Final Class Reflection

Before this class, I genuinely did not think about game design at all. I am a PhD student in Civil and Environmental Engineering, deep in machine learning, graph neural networks in water infrastructure analysis. Games were something I knew existed, but was indifferent. Design, to me, meant system architecture. Fun was not a variable I had ever tried to optimize for. When I signed up for 247G, I was mostly curious whether thinking about design and human interaction might quietly improve how I communicate my research. I had no idea what I was walking into.

The class concepts that stuck with me most were MDA and the idea of critical play. MDA gave me a framework I didn’t know I was missing. Mechanics are the rules. Dynamics are what actually emerges when real humans interact with those rules. Aesthetics are the emotional experience that results. That chain sounds obvious once people hear it, but internalizing it changed how I see almost every interactive system. I implemented it directly across both projects — designing Blind Spot, a social deduction card game where players trick each other while protecting themselves, and a detective mystery game where players piece together clues to solve a case. Every time we added or changed a rule, I started asking: what behavior does this actually produce at the table? What does it feel like to be accused? What does it feel like when the answer finally clicks? Those were design questions, but they were also deeply human ones. The other thing that stayed with me was critical play — the practice of playing games with intention and asking whose experience is centered, what the system rewards, what it hides. I wrote about The Resistance: Avalon, Spyfall, Gone Home, Hollow Knight, and others, and each one revealed how much meaning lives inside seemingly small design decisions.

The challenges were real. My instinct is always to model before I build. Learning to prototype fast, put it in front of people while it was still messy, and watch them play without explaining myself was hard. When a playtester got confused by something I thought was completely obvious, my first instinct was to jump in and defend the design. But over the course I learned to stay quiet, listen to why something wasn’t clear, and actually use their confusion as direction. That shift from defending to listening turned out to be the most valuable thing I practiced all quarter.

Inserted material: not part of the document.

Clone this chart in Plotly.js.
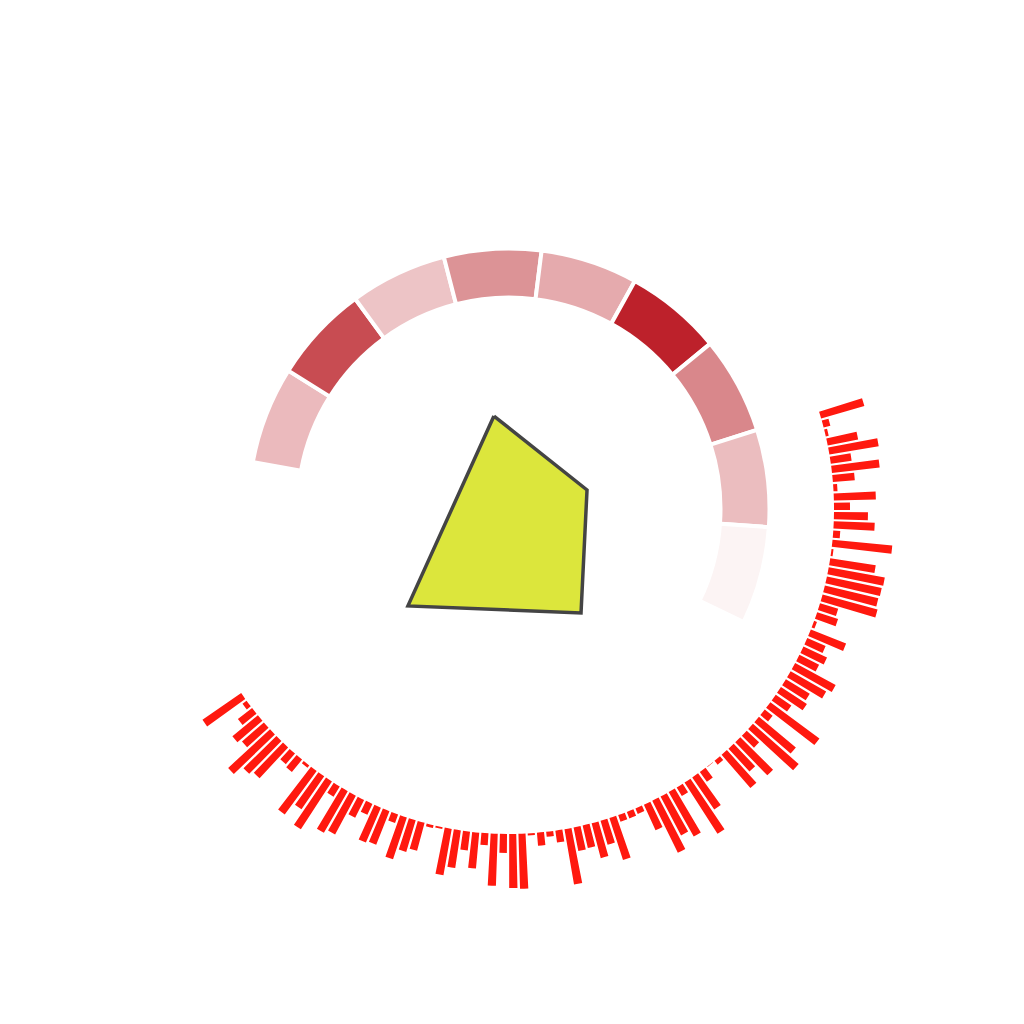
<!DOCTYPE html>
<html>
<head>
<meta charset="utf-8">
<script src="https://cdn.plot.ly/plotly-3.0.1.min.js"></script>
<style>html,body{margin:0;padding:0;background:#fff}#chart{width:1024px;height:1024px}</style>
</head>
<body>
<div id="chart"></div>
<script>
// ---- data ----
// outer ring segments (clockwise from the left end)
const ringColors = ['#ebbabd','#c84c52','#edc4c6','#dc9396','#e5aaad','#bd212b','#d9878b','#ebbdbf','#fcf4f4'];
const ringR = [49, 49, 49, 49, 49, 49, 49, 49, 49];
const ringBase = 211.5;
const ringTheta0 = 158.75;
const ringDTheta = -21.7;

// red spikes (clockwise from the upper-right end)
const spikeR = [
  45, 7, 3, 31, 50, 21, 48, 22, 4, 42,
  16, 34, 41, 7, 60, 2, 46, 57, 56, 55,
  57, 19, 22, 3, 38, 20, 26, 22, 46, 41,
  28, 31, 19, 61, 10, 48, 61, 17, 46, 31,
  44, 5, 0.5, 12, 39, 61, 10, 51, 44, 58,
  28, 6, 7, 7, 44, 25, 36, 23, 24, 56,
  12, 5, 13, 2, 55, 54, 19, 52, 12, 36,
  19, 38, 47, 2, 3, 29, 33, 44, 9, 36,
  38, 12, 20, 44, 48, 12, 57, 40, 54, 3,
  16, 14, 42, 46, 57, 29, 33, 18, 5, 47
];
const spikeBase = 325;
const spikeTheta0 = 16.8;
const spikeDTheta = -1.633;

// yellow polygon
const polyR = [94.2, 80.3, 126.5, 140, 94.2];
const polyTheta = [99.2, 13.7, -55.3, -136.2, 99.2];

const data = [
  {
    type: 'barpolar',
    r: ringR,
    base: ringBase,
    theta0: ringTheta0,
    dtheta: ringDTheta,
    width: 21.7,
    marker: {color: ringColors, line: {color: '#ffffff', width: 4}},
    hoverinfo: 'skip'
  },
  {
    type: 'barpolar',
    r: spikeR,
    base: spikeBase,
    theta0: spikeTheta0,
    dtheta: spikeDTheta,
    width: 1.25,
    marker: {color: 'rgb(255,25,15)', line: {width: 0}},
    hoverinfo: 'skip'
  },
  {
    type: 'scatterpolar',
    r: polyR,
    theta: polyTheta,
    mode: 'lines',
    fill: 'toself',
    fillcolor: '#dce63c',
    line: {color: '#444444', width: 3.5},
    hoverinfo: 'skip'
  }
];

const layout = {
  width: 1024,
  height: 1024,
  margin: {l: 0, r: 6, t: 0, b: 6},
  paper_bgcolor: '#ffffff',
  showlegend: false,
  polar: {
    domain: {x: [0, 1], y: [0, 1]},
    bgcolor: 'rgba(0,0,0,0)',
    radialaxis: {visible: false, range: [0, 509]},
    angularaxis: {visible: false}
  }
};

Plotly.newPlot('chart', data, layout, {displayModeBar: false, staticPlot: true});
</script>
</body>
</html>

I grew in the direction of empathy for the person on the other side of a system. I now think more carefully about what it feels like to interact with something I build, not just whether it technically works. That matters in game design. It also matters in research tools meant for real communities. If I keep working on improving my games, I will playtest earlier and more often, care more about what the players tells me, and stay curious about what the players feel.